▶ [Directions]:
Skip the pictures. Transcribe the rest of the data below without changing a word.

▶ [Supplied material]:
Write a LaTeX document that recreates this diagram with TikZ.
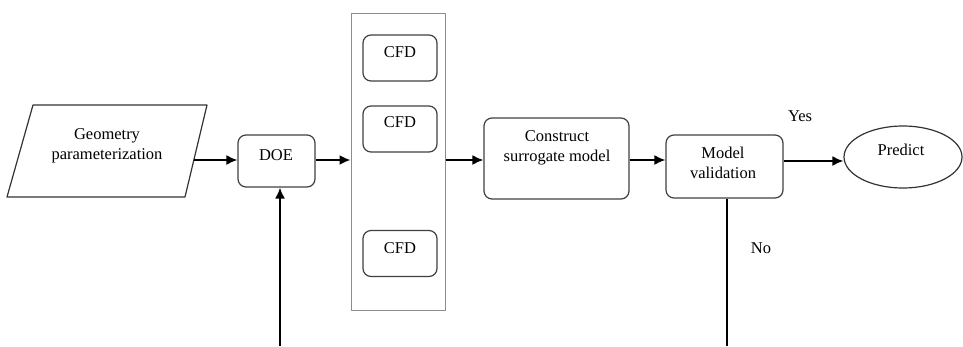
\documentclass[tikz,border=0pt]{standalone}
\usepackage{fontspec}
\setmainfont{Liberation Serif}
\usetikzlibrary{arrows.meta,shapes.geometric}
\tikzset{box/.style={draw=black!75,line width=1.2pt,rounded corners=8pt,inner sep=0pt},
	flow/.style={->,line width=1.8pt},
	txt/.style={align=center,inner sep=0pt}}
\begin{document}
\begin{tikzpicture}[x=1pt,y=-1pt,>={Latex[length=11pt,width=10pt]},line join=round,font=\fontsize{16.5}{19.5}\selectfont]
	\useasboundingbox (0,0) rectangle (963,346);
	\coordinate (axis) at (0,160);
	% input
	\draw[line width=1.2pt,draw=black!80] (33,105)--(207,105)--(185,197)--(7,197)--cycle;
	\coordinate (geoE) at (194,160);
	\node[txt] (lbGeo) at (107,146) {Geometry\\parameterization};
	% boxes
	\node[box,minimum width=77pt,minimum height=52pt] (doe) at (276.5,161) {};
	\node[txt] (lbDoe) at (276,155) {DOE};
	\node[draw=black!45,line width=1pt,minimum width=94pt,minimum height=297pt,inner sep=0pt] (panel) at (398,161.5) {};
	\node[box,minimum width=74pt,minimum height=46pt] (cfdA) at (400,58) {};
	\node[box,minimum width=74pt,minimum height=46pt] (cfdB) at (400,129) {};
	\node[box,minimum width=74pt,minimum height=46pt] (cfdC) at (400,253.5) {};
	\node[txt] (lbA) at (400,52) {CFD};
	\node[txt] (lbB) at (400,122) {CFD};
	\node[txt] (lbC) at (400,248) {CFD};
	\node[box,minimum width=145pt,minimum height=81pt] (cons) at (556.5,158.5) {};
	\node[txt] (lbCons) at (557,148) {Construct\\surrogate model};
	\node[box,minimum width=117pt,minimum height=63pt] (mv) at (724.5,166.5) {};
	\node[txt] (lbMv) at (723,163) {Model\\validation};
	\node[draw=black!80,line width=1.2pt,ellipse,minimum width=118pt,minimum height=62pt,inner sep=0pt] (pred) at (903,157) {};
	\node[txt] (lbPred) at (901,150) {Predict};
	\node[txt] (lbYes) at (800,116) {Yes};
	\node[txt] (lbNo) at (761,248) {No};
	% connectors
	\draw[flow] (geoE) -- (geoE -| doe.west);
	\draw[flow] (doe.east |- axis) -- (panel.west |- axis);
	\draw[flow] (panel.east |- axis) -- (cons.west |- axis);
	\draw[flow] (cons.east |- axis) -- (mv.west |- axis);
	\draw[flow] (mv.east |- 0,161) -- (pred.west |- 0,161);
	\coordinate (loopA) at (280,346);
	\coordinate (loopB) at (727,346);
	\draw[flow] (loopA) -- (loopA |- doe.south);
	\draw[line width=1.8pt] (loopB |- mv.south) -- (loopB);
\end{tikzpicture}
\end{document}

▶ [Finished exercise]:
Write a LaTeX document that recreates this diagram with TikZ.
\documentclass[tikz,border=0pt]{standalone}
\usepackage{fontspec}
\setmainfont{Liberation Serif}
\usetikzlibrary{arrows.meta,shapes.geometric}
\tikzset{box/.style={draw=black!75,line width=1.2pt,rounded corners=8pt,inner sep=0pt},
	flow/.style={->,line width=1.8pt},
	txt/.style={align=center,inner sep=0pt}}
\begin{document}
\begin{tikzpicture}[x=1pt,y=-1pt,>={Latex[length=11pt,width=10pt]},line join=round,font=\fontsize{16.5}{19.5}\selectfont]
	\useasboundingbox (0,0) rectangle (963,346);
	\coordinate (axis) at (0,160);
	% input
	\draw[line width=1.2pt,draw=black!80] (33,105)--(207,105)--(185,197)--(7,197)--cycle;
	\coordinate (geoE) at (194,160);
	\node[txt] (lbGeo) at (107,146) {Geometry\\parameterization};
	% boxes
	\node[box,minimum width=77pt,minimum height=52pt] (doe) at (276.5,161) {};
	\node[txt] (lbDoe) at (276,155) {DOE};
	\node[draw=black!45,line width=1pt,minimum width=94pt,minimum height=297pt,inner sep=0pt] (panel) at (398,161.5) {};
	\node[box,minimum width=74pt,minimum height=46pt] (cfdA) at (400,58) {};
	\node[box,minimum width=74pt,minimum height=46pt] (cfdB) at (400,129) {};
	\node[box,minimum width=74pt,minimum height=46pt] (cfdC) at (400,253.5) {};
	\node[txt] (lbA) at (400,52) {CFD};
	\node[txt] (lbB) at (400,122) {CFD};
	\node[txt] (lbC) at (400,248) {CFD};
	\node[box,minimum width=145pt,minimum height=81pt] (cons) at (556.5,158.5) {};
	\node[txt] (lbCons) at (557,148) {Construct\\surrogate model};
	\node[box,minimum width=117pt,minimum height=63pt] (mv) at (724.5,166.5) {};
	\node[txt] (lbMv) at (723,163) {Model\\validation};
	\node[draw=black!80,line width=1.2pt,ellipse,minimum width=118pt,minimum height=62pt,inner sep=0pt] (pred) at (903,157) {};
	\node[txt] (lbPred) at (901,150) {Predict};
	\node[txt] (lbYes) at (800,116) {Yes};
	\node[txt] (lbNo) at (761,248) {No};
	% connectors
	\draw[flow] (geoE) -- (geoE -| doe.west);
	\draw[flow] (doe.east |- axis) -- (panel.west |- axis);
	\draw[flow] (panel.east |- axis) -- (cons.west |- axis);
	\draw[flow] (cons.east |- axis) -- (mv.west |- axis);
	\draw[flow] (mv.east |- 0,161) -- (pred.west |- 0,161);
	\coordinate (loopA) at (280,346);
	\coordinate (loopB) at (727,346);
	\draw[flow] (loopA) -- (loopA |- doe.south);
	\draw[line width=1.8pt] (loopB |- mv.south) -- (loopB);
\end{tikzpicture}
\end{document}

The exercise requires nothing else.